Product Context
Pulse is a consumer subscription app with a growth team that scores users in real time for interventions such as upgrade prompts, referral offers, win-back notifications, and paywall variants. The core challenge is designing a feature store that serves low-latency, fresh, and training-consistent features to multiple online growth models.
Scale
| Signal | Value |
|---|
| DAU | 45M |
| MAU | 180M |
| Peak scoring QPS | 220K predictions/sec |
| Event ingest rate | 9M events/min |
| User entities | 180M |
| Item / offer entities | 25K active offers / experiments |
| Feature freshness target | < 60s for behavioral counters |
| End-to-end scoring latency budget (p99) | 80ms |
The growth platform currently runs models for conversion propensity, churn risk, notification send-time optimization, and offer ranking. Product and marketing teams want one shared feature platform instead of bespoke pipelines per model.
Task
- Define the functional and non-functional requirements for a real-time feature store supporting growth ML use cases.
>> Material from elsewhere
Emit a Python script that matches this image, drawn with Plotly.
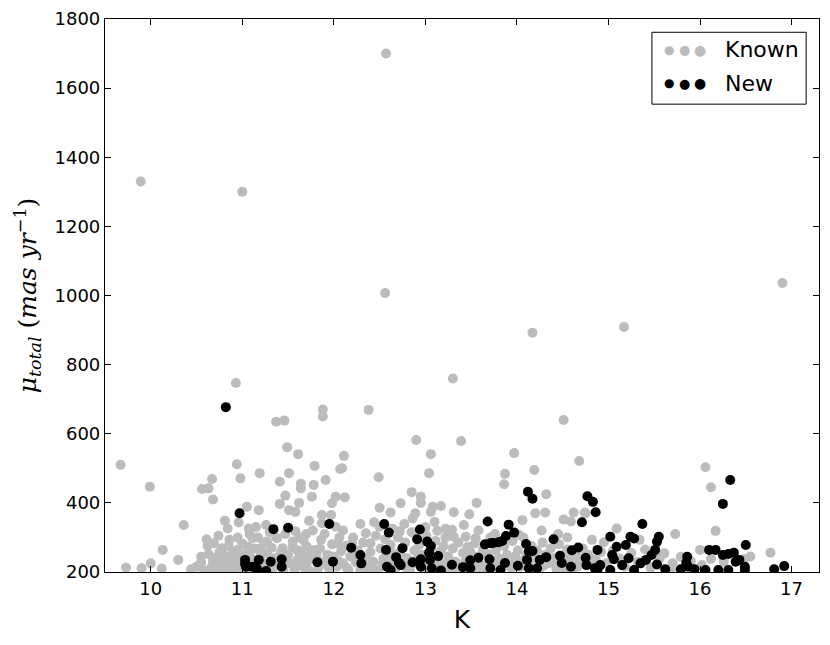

- Design the end-to-end architecture, including event ingestion, feature computation, online/offline storage, training data generation, and online serving.
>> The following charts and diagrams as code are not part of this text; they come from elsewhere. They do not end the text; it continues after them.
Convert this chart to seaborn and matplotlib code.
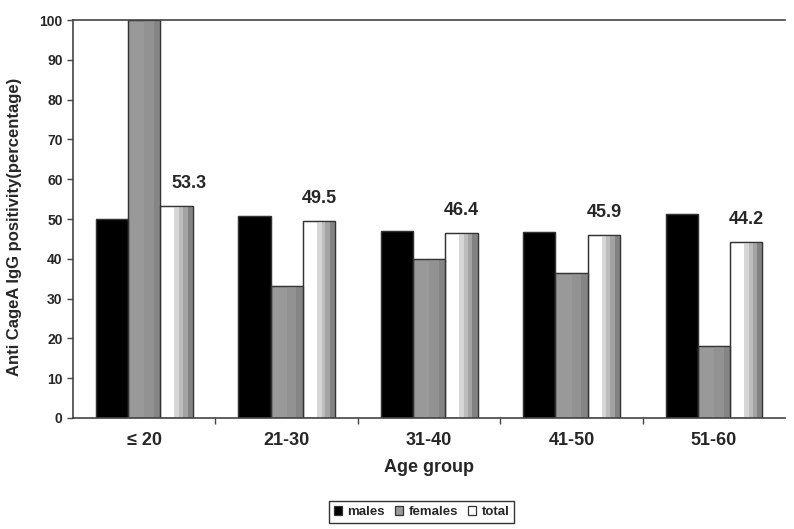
import numpy as np
import pandas as pd
import seaborn as sns
import matplotlib.pyplot as plt
from matplotlib.patches import Rectangle

age_groups = ["\u2264 20", "21-30", "31-40", "41-50", "51-60"]
males = [50.0, 50.8, 47.0, 46.7, 51.2]
females = [100.0, 33.2, 40.0, 36.5, 18.2]
total = [53.3, 49.5, 46.4, 45.9, 44.2]
series_names = ["males", "females", "total"]

df = pd.DataFrame({
    "age": age_groups * 3,
    "value": males + females + total,
    "sex": ["males"] * 5 + ["females"] * 5 + ["total"] * 5,
})

sns.set_style("white")
plt.rcParams["font.family"] = ["Liberation Sans", "DejaVu Sans"]
plt.rcParams["font.weight"] = "bold"

fig = plt.figure(figsize=(7.94, 5.29), dpi=100)
ax = fig.add_axes([0.092, 0.21, 0.897, 0.752])

palette = {"males": "#000000", "females": "#999999", "total": "#ffffff"}
sns.barplot(data=df, x="age", y="value", hue="sex", palette=palette,
            width=0.68, gap=0, edgecolor="#333333", linewidth=0.9,
            saturation=1, ax=ax, legend=True)

# Excel-style shading stripes on the females / total bars
stripes = {
    "females": [(0.5, 0.8, "#929292"), (0.8, 1.0, "#858585")],
    "total": [(0.43, 0.58, "#d6d6d6"), (0.58, 0.70, "#bdbdbd"),
              (0.70, 0.84, "#a3a3a3"), (0.84, 1.0, "#828282")],
}
for cont, name in zip(ax.containers, series_names):
    for p in cont.patches:
        x0, w, h = p.get_x(), p.get_width(), p.get_height()
        for a, b, c in stripes.get(name, []):
            ax.add_patch(Rectangle((x0 + a * w, 0), (b - a) * w, h,
                                   facecolor=c, edgecolor="none", zorder=p.get_zorder()))
        ax.add_patch(Rectangle((x0, 0), w, h, facecolor="none",
                               edgecolor="#333333", linewidth=0.9,
                               zorder=p.get_zorder() + 0.1))

# value labels for total (first one nudged right, as in the original)
label_dx = [9, 0, 0, 0, 0]
tot_cont = ax.containers[2]
for p, v, dx in zip(tot_cont.patches, total, label_dx):
    ax.annotate(f"{v:.1f}", (p.get_x() + p.get_width() * 0.5, p.get_height()),
                xytext=(dx, 13), textcoords="offset points",
                ha="center", va="baseline", fontsize=13, fontweight="bold")

ax.set_ylim(0, 100)
ax.set_xlim(-0.5, 4.5)
ax.set_yticks(np.arange(0, 101, 10))
ax.set_xlabel("Age group", fontsize=13, fontweight="bold", labelpad=7)
ax.set_ylabel("Anti CageA IgG positivity(percentage)", fontsize=12, fontweight="bold")
ax.yaxis.set_label_coords(-0.071, 0.48)
ax.tick_params(axis="y", labelsize=10, length=4, width=1, color="#444444", direction="out", left=True)
ax.tick_params(axis="x", labelsize=13, length=0, pad=10)
ax.set_xticks(np.arange(0.5, 4.5, 1), minor=True)
ax.tick_params(axis="x", which="minor", length=4, width=1, color="#444444", direction="out", bottom=True)
for lab in ax.get_xticklabels() + ax.get_yticklabels():
    lab.set_fontweight("bold")

for s in ["left", "bottom", "top"]:
    ax.spines[s].set_color("#444444")
    ax.spines[s].set_linewidth(1.2)
ax.spines["right"].set_visible(False)

handles, labels = ax.get_legend_handles_labels()
ax.get_legend().remove()
leg = fig.legend(handles, labels, loc="center", bbox_to_anchor=(0.531, 0.032), ncol=3,
                 frameon=True, fancybox=False, edgecolor="#000000",
                 handlelength=0.6, handleheight=0.6, handletextpad=0.4,
                 columnspacing=0.8, borderpad=0.35, borderaxespad=0,
                 prop={"size": 9.5, "weight": "bold"})
leg.get_frame().set_linewidth(1.0)

fig.savefig("out.png", dpi=100)
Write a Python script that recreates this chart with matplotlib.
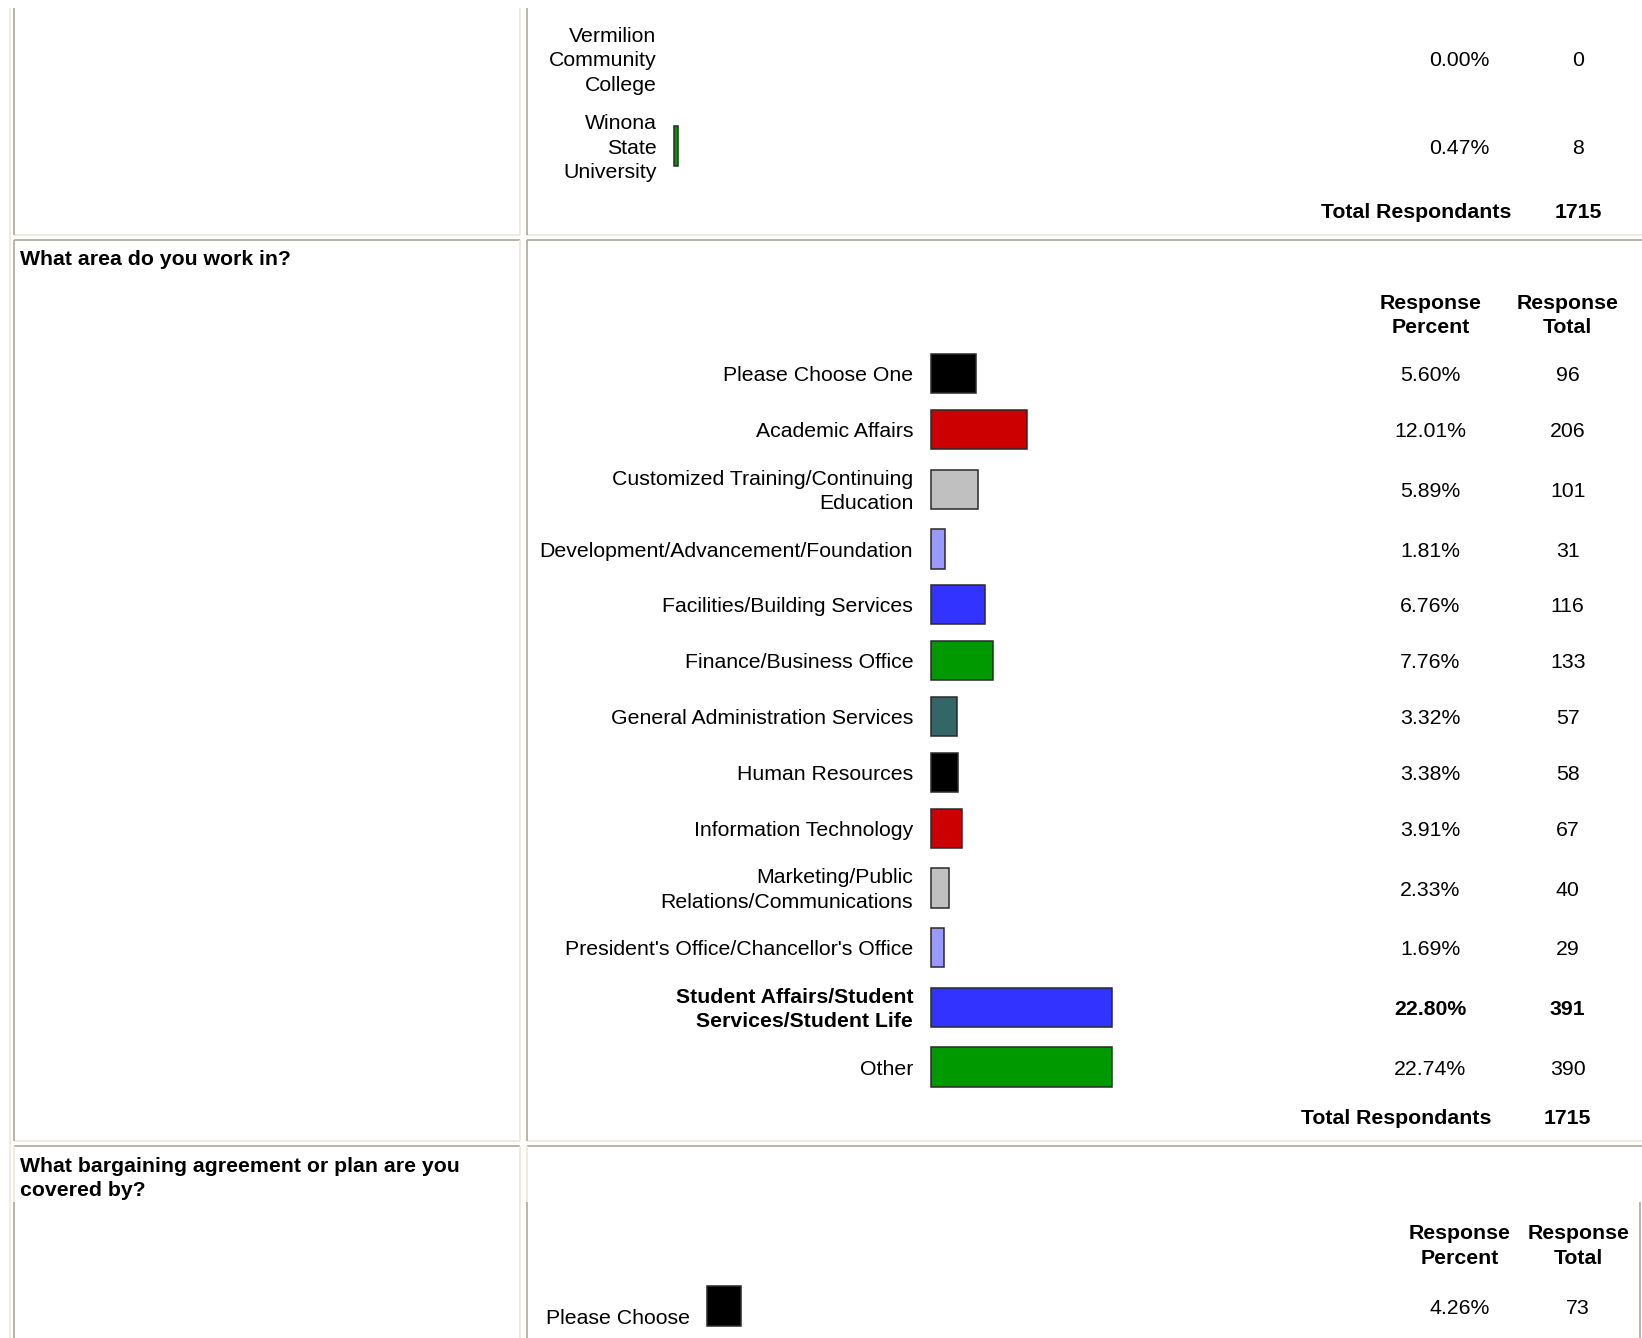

- Explain how the feature store integrates with a multi-stage decision system for growth actions (eligibility/filtering → scoring/ranking → policy constraints).
- Propose model and feature patterns that work well for this setup, including handling sparse users, cold start, and delayed labels.
- Describe evaluation, monitoring, and rollback strategies, with explicit treatment of feature drift, training-serving skew, and data quality failures.
Constraints
- User-level features may include PII-derived attributes, so the system must support deletion requests and access controls.
- Some features must update in near real time; others can be batch-computed hourly or daily to control cost.
- The online path must degrade gracefully if the feature store or stream processor is delayed.
- Teams need point-in-time correct offline features for training and backfills.
- Cost target: keep feature serving + scoring under $0.0015 per prediction at peak load.